# OpenCL Support For NVidia and AMD GPUs?



## fr33bsd (Aug 20, 2021)

Hi people,

does FreeBSD 13 provide OpenCL support for NVidia and AMD GPUs?


----------



## monwarez (Aug 22, 2021)

For AMD GPUs, there is lang/clover but since I don't own an AMD GPU I cannot test it.

For NVidia GPUs it is up to them to port their driver, you can see on their forums people asking to implement certain function.









						CUDA and /(nv_(un|)register|os_(un|)lock)_user_pages/
					

Please, consider implementing nv_register_user_pages/nv_unregister_user_pages/os_lock_user_pages/os_unlock_user_pages in the FreeBSD driver. Those functions are apparently being called on CUDA initialization and that’s the bit that prevents CUDA from working on FreeBSD. Well, at least as far as...




					forums.developer.nvidia.com


----------



## Vull (Aug 22, 2021)

I was able to get this working with clover on my AMD APU with Radeon graphics, and there seems to be support for some, but not all, other AMD chipsets.
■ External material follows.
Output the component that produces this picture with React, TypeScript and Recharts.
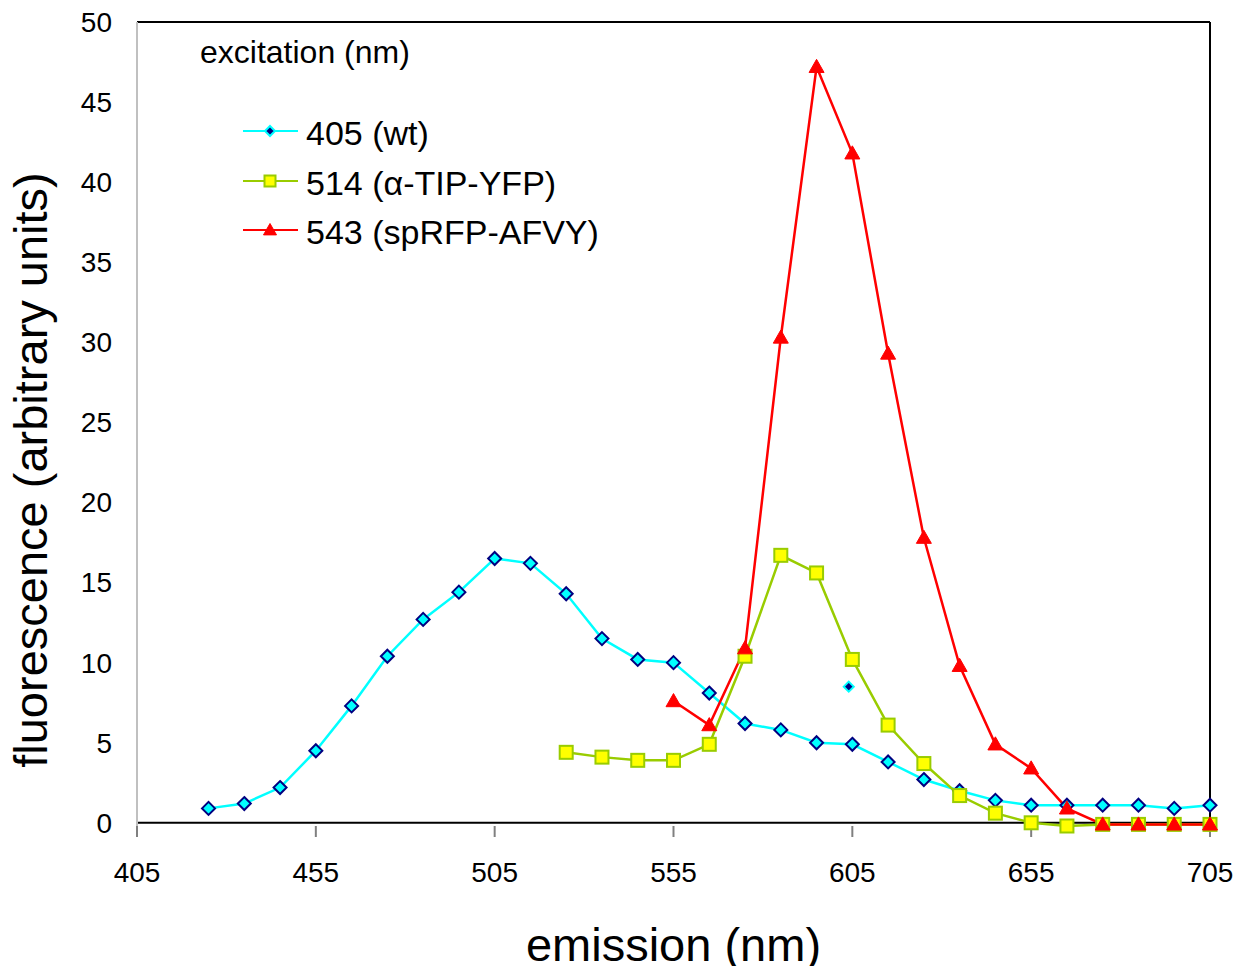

Here are a couple of related threads:

Thread segmentation-fault-gpu.78825

Thread using-opencl-on-freebsd.81451


----------



## shkhln (Aug 22, 2021)

monwarez said:


> For NVidia GPUs it is up to them to port their driver, you can see on their forums people asking to implement certain function.


Asking to implement it _upstream_ — it's not that difficult to DIY, but putting a complex patch it in the x11/nvidia-driver port is a bit too risky, the maintainer will never agree to it.


----------